I was persuaded by Max’s tact: why should the fact that I was in love with him stop us being friends? Why shouldn’t I have dinner with this beautiful, well-dressed former lawyer who gave up his job to become a writer and made me laugh and drove me home and loved all the same books as me, and who wrote quiet, immaculate short stories about sad bachelors that were always a perfect balance of hilarious and gut-wrenching?
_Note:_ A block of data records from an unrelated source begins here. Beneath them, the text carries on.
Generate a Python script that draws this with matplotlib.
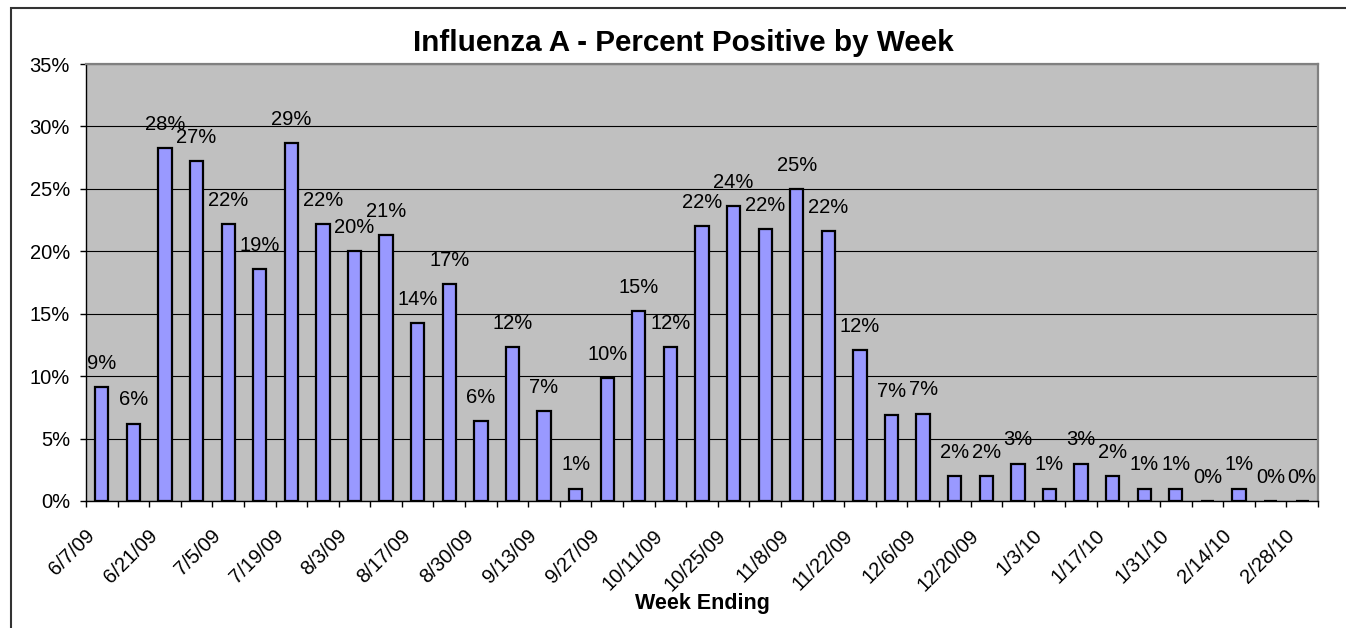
import matplotlib
matplotlib.use("Agg")
import matplotlib.pyplot as plt
from matplotlib.patches import Rectangle
from matplotlib.transforms import ScaledTranslation
import numpy as np

weeks = ["6/7/09", "6/14/09", "6/21/09", "6/28/09", "7/5/09", "7/12/09", "7/19/09", "7/26/09",
         "8/3/09", "8/10/09", "8/17/09", "8/23/09", "8/30/09", "9/6/09", "9/13/09", "9/20/09",
         "9/27/09", "10/4/09", "10/11/09", "10/18/09", "10/25/09", "11/1/09", "11/8/09", "11/15/09",
         "11/22/09", "11/29/09", "12/6/09", "12/13/09", "12/20/09", "12/27/09", "1/3/10", "1/10/10",
         "1/17/10", "1/24/10", "1/31/10", "2/7/10", "2/14/10", "2/21/10", "2/28/10"]
pct_positive = [9.1, 6.2, 28.3, 27.2, 22.2, 18.6, 28.7, 22.2, 20.0, 21.3, 14.25, 17.4, 6.4, 12.3,
                7.2, 1.0, 9.85, 15.2, 12.3, 22.0, 23.6, 21.75, 25.0, 21.6, 12.1, 6.9, 7.0, 2.0,
                2.0, 3.0, 1.0, 3.0, 2.0, 1.0, 1.0, 0.0, 1.0, 0.0, 0.0]
y_ticks = [0, 5, 10, 15, 20, 25, 30, 35]

plt.rcParams['font.family'] = ['Liberation Sans', 'DejaVu Sans']

W, H = 1346, 628
fig = plt.figure(figsize=(W / 100, H / 100), dpi=100)
fig.patch.set_facecolor("white")

left, right, top, bottom = 86, 1318, 64, 501
ax = fig.add_axes([left / W, 1 - bottom / H, (right - left) / W, (bottom - top) / H])
ax.set_facecolor("#C0C0C0")

x = np.arange(len(weeks))
ax.bar(x, pct_positive, width=0.42, color="#9999FF", edgecolor="black", linewidth=1.6, zorder=3)

FS = 14.5
for xi, v in zip(x, pct_positive):
    ax.annotate(f"{int(round(v))}%", (xi, v), xytext=(0, 17), textcoords="offset points",
                ha="center", va="center", fontsize=FS, color="black", zorder=4)

ax.set_xlim(-0.5, len(weeks) - 0.5)
ax.set_ylim(0, 35)
ax.set_yticks(y_ticks)
ax.set_yticklabels([f"{t}%" for t in y_ticks], fontsize=FS)
ax.yaxis.grid(True, color="black", linewidth=0.8, zorder=1)
ax.set_axisbelow(True)

ax.set_xticks(x[::2])
ax.set_xticklabels(weeks[::2], rotation=45, ha="right", va="top", rotation_mode="anchor", fontsize=FS)
ax.set_xticks(np.arange(-0.5, len(weeks), 1), minor=True)
ax.tick_params(axis="x", which="major", length=0, pad=18)
ax.tick_params(axis="x", which="minor", length=4.5, width=1, color="black", direction="out")
ax.tick_params(axis="y", length=4.5, width=1, pad=7)
shift = ScaledTranslation(-17 / 100, 0, fig.dpi_scale_trans)
for lbl in ax.get_xticklabels():
    lbl.set_transform(lbl.get_transform() + shift)

for s in ["top", "right"]:
    ax.spines[s].set_color("#808080")
    ax.spines[s].set_linewidth(1.6)
for s in ["left", "bottom"]:
    ax.spines[s].set_color("black")
    ax.spines[s].set_linewidth(1.0)

fig.text(702 / W, 1 - 603 / H, "Week Ending", ha="center", va="center",
         fontsize=15.5, fontweight="bold")

fig.text(683 / W, 1 - 43 / H, "Influenza A - Percent Positive by Week", ha="center", va="center",
         fontsize=21.3, fontweight="bold")

fig.add_artist(Rectangle((11.5 / W, -0.1), 1.2, 1.1 - 7.5 / H, transform=fig.transFigure,
                         fill=False, edgecolor="#333333", linewidth=1.5))

fig.savefig("out.png", dpi=100)
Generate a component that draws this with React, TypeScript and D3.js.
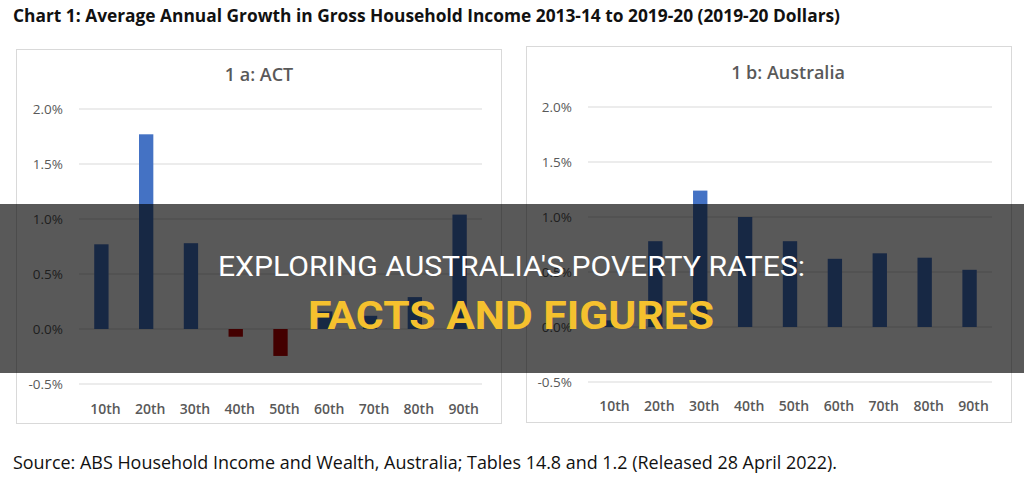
import { scaleBand, scaleLinear } from 'd3'

const deciles = ['10th', '20th', '30th', '40th', '50th', '60th', '70th', '80th', '90th']
const actGrowth = [0.77, 1.77, 0.78, -0.07, -0.245, 0.16, 0.12, 0.29, 1.04]
const australiaGrowth = [0.06, 0.78, 1.24, 1.0, 0.78, 0.62, 0.67, 0.63, 0.52]
const yTickValues = [-0.5, 0, 0.5, 1.0, 1.5, 2.0]

const chartTitle =
  'Chart 1: Average Annual Growth in Gross Household Income 2013-14 to 2019-20 (2019-20 Dollars)'
const sourceNote =
  'Source: ABS Household Income and Wealth, Australia; Tables 14.8 and 1.2 (Released 28 April 2022).'

const width = 1024
const height = 479

const positiveColor = '#4472c4'
const negativeColor = '#c00000'
const labelColor = '#595959'
const gridColor = '#d9d9d9'

type PanelLayout = {
  box: { x: number; y: number; w: number; h: number }
  plot: { left: number; right: number; top: number; bottom: number }
  titleX: number
  titleY: number
  labelY: number
}

type PanelProps = {
  title: string
  values: number[]
  layout: PanelLayout
}

const actLayout: PanelLayout = {
  box: { x: 16.5, y: 49.5, w: 485, h: 374 },
  plot: { left: 79, right: 482, top: 109, bottom: 384 },
  titleX: 259,
  titleY: 81,
  labelY: 409,
}

const australiaLayout: PanelLayout = {
  box: { x: 526.5, y: 46.5, w: 485, h: 376 },
  plot: { left: 588, right: 992, top: 107, bottom: 382 },
  titleX: 788,
  titleY: 79,
  labelY: 406,
}

function Panel({ title, values, layout }: PanelProps) {
  const { box, plot } = layout

  const xScale = scaleBand<string>()
    .domain(deciles)
    .range([plot.left, plot.right])
    .paddingInner(0.68)
    .paddingOuter(0.34)

  const yScale = scaleLinear().domain([-0.5, 2.0]).range([plot.bottom, plot.top])

  return (
    <g>
      <rect x={box.x} y={box.y} width={box.w} height={box.h} fill="#fff" stroke={gridColor} />
      <text
        x={layout.titleX}
        y={layout.titleY}
        textAnchor="middle"
        fontSize={18}
        fontWeight={600}
        fill={labelColor}
      >
        {title}
      </text>

      {yTickValues.map((tick) => (
        <line
          key={`grid-${tick}`}
          x1={plot.left}
          x2={plot.right}
          y1={yScale(tick)}
          y2={yScale(tick)}
          stroke={gridColor}
          strokeWidth={1.2}
        />
      ))}

      {yTickValues.map((tick) => (
        <text
          key={`tick-${tick}`}
          x={plot.left - 16}
          y={yScale(tick)}
          dy="0.35em"
          textAnchor="end"
          fontSize={13.5}
          fill={labelColor}
        >
          {`${tick.toFixed(1)}%`}
        </text>
      ))}

      {values.map((value, i) => {
        const y0 = yScale(0)
        const y1 = yScale(value)
        return (
          <rect
            key={deciles[i]}
            x={xScale(deciles[i]) ?? 0}
            y={Math.min(y0, y1)}
            width={xScale.bandwidth()}
            height={Math.abs(y1 - y0)}
            fill={value < 0 ? negativeColor : positiveColor}
          />
        )
      })}

      {deciles.map((label) => (
        <text
          key={`label-${label}`}
          x={(xScale(label) ?? 0) + xScale.bandwidth() / 2 + 4}
          y={layout.labelY}
          dy="0.35em"
          textAnchor="middle"
          fontSize={14}
          fontWeight={600}
          fill={labelColor}
        >
          {label}
        </text>
      ))}
    </g>
  )
}

export default function App() {
  return (
    <svg
      width={width}
      height={height}
      viewBox={`0 0 ${width} ${height}`}
      style={{ position: 'absolute', left: 0, top: 0, background: '#fff' }}
      fontFamily="'Open Sans', 'Noto Sans', sans-serif"
    >
      <rect width={width} height={height} fill="#fff" />
      <text
        x={13}
        y={22}
        fontSize={18}
        fontWeight={700}
        fill="#111"
        textLength={827}
        lengthAdjust="spacingAndGlyphs"
      >
        {chartTitle}
      </text>

      <Panel title="1 a: ACT" values={actGrowth} layout={actLayout} />
      <Panel title="1 b: Australia" values={australiaGrowth} layout={australiaLayout} />

      <text
        x={13}
        y={469}
        fontSize={18}
        fill="#111"
        textLength={824}
        lengthAdjust="spacingAndGlyphs"
      >
        {sourceNote}
      </text>

      <rect x={0} y={204} width={width} height={169} fill="#000" fillOpacity={0.65} />
      <text
        x={218}
        y={276}
        fontSize={27}
        fill="#fff"
        fontFamily="Roboto, sans-serif"
        textLength={587}
        lengthAdjust="spacingAndGlyphs"
      >
        EXPLORING AUSTRALIA'S POVERTY RATES:
      </text>
      <text
        x={308}
        y={329}
        fontSize={38}
        fontWeight={700}
        fill="#f5c12e"
        fontFamily="Roboto, sans-serif"
        textLength={406}
        lengthAdjust="spacingAndGlyphs"
      >
        FACTS AND FIGURES
      </text>
    </svg>
  )
}
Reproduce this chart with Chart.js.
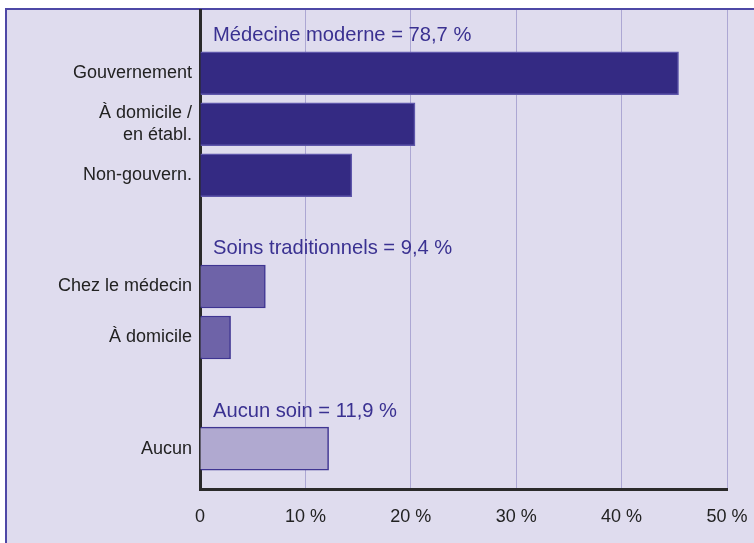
<!DOCTYPE html>
<html>
<head>
<meta charset="utf-8">
<script src="https://cdn.jsdelivr.net/npm/chart.js@4/dist/chart.umd.min.js"></script>
<style>
  html, body { margin: 0; padding: 0; background: #fff; overflow: hidden; }
  #frame {
    position: absolute; left: 5px; top: 8px; width: 780px; height: 560px;
    border: 2px solid #4e48a6; background: #dfdcee;
  }
  #wrap { position: absolute; left: 0; top: 0; width: 754px; height: 543px; }
</style>
</head>
<body>
<div id="frame"></div>
<div id="wrap"><canvas id="chart" width="754" height="543"></canvas></div>
<script>
// group titles, bar labels and values (% of sick children)
var groupTitles = ['Médecine moderne = 78,7 %', 'Soins traditionnels = 9,4 %', 'Aucun soin = 11,9 %'];
var groupLabels = [
    ['Gouvernement', ['À domicile /', 'en établ.'], 'Non-gouvern.'],
    ['Chez le médecin', 'À domicile'],
    ['Aucun']
];
var groupValues = [
    [45.4, 20.4, 14.4],
    [6.2, 2.9],
    [12.2]
];
var xTicks = [0, 10, 20, 30, 40, 50];

var groupFill = ['#342a83', '#6e63a8', '#b0a9d0'];
var groupBorder = ['#5e56aa', '#3f3592', '#3f3592'];
var FONT = "'Liberation Sans', Arial, sans-serif";

// row positions: one unit per bar, extra room before each group for its title
var FIRST_ROW = 1.24, GROUP_GAP = 2.18, Y_MAX = 9.39, TITLE_OFFSET = 0.63;
var points = [], labels = [], fills = [], borders = [], titleRows = [];
var row = FIRST_ROW;
groupValues.forEach(function(vals, g) {
    if (g > 0) row += GROUP_GAP - 1;
    titleRows.push(row - TITLE_OFFSET);
    vals.forEach(function(v, i) {
        points.push({ x: v, y: row });
        labels.push(groupLabels[g][i]);
        fills.push(groupFill[g]);
        borders.push(groupBorder[g]);
        row += 1;
    });
});
var rowValues = points.map(function(p) { return p.y; });

var groupTitlePlugin = {
    id: 'groupTitles',
    afterDatasetsDraw: function(chart) {
        var ctx = chart.ctx;
        groupTitles.forEach(function(t, g) {
            ctx.save();
            ctx.translate(chart.chartArea.left + 13, chart.scales.y.getPixelForValue(titleRows[g]));
            ctx.scale(0.96, 1);
            ctx.font = '21px ' + FONT;
            ctx.fillStyle = '#3a3191';
            ctx.textBaseline = 'alphabetic';
            ctx.textAlign = 'left';
            ctx.fillText(t, 0, 0);
            ctx.restore();
        });
    }
};

new Chart(document.getElementById('chart'), {
    type: 'bar',
    data: {
        datasets: [{
            data: points,
            backgroundColor: fills,
            borderColor: borders,
            borderWidth: 1.5,
            barThickness: 43
        }]
    },
    options: {
        indexAxis: 'y',
        responsive: false,
        animation: false,
        layout: { padding: { top: 10, right: 27, left: 0, bottom: 0 } },
        plugins: { legend: { display: false }, tooltip: { enabled: false } },
        scales: {
            x: {
                min: 0, max: 50,
                afterBuildTicks: function(scale) {
                    scale.ticks = xTicks.map(function(v) { return { value: v }; });
                },
                afterFit: function(scale) {
                    scale.height = 54;
                    scale.paddingLeft = 0;
                    scale.paddingRight = 0;
                },
                grid: { color: '#aca7d3', lineWidth: 1, drawTicks: false },
                border: { color: '#2a2a2a', width: 3 },
                ticks: {
                    padding: 17,
                    color: '#222',
                    font: { family: FONT, size: 18 },
                    callback: function(v) { return v === 0 ? '0' : v + ' %'; }
                }
            },
            y: {
                type: 'linear',
                offset: false,
                min: 0, max: Y_MAX,
                reverse: true,
                afterBuildTicks: function(scale) {
                    scale.ticks = rowValues.map(function(v) { return { value: v }; });
                },
                afterFit: function(scale) {
                    scale.width = 200;
                    scale.paddingTop = 0;
                    scale.paddingBottom = 0;
                },
                grid: { display: false, drawTicks: false },
                border: { color: '#2a2a2a', width: 3 },
                ticks: {
                    padding: 8,
                    color: '#222',
                    font: { family: FONT, size: 18 },
                    callback: function(v, i) { return labels[i]; }
                }
            }
        }
    },
    plugins: [groupTitlePlugin]
});
</script>
</body>
</html>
Except that now I lived in London and he lived in Paris and I was beginning my Ph.D. and he was writing in cafes and wandering by the Seine and life, in short, had moved on. Being in love with Max was all well and good, but it did seem to preclude being in love with anyone else – someone who might, if I was lucky, actually love me back – and so, when Max invited me to stay with him in Paris for a few days, I accepted, but I told myself it was time to make the declaration.
I can’t be your friend any more, I was going to say. I have to fall out of love with you, and if I’m going to do that, I can’t be your friend.
I would spend the weekend with Max; we would go to the Louvre and the Eiffel Tower and climb up the steps to the Sacré-Cœur and it would be lovely, but it would also, though he wouldn’t know it at first, be a goodbye. At some point before I left, I’d explain why I could never see him again, and it would be sickening and I would probably feel numb and empty and horribly lonely for weeks, but it was necessary. At some point in the future I would wake up in London and realize that I was all right again. I would be ready to start afresh.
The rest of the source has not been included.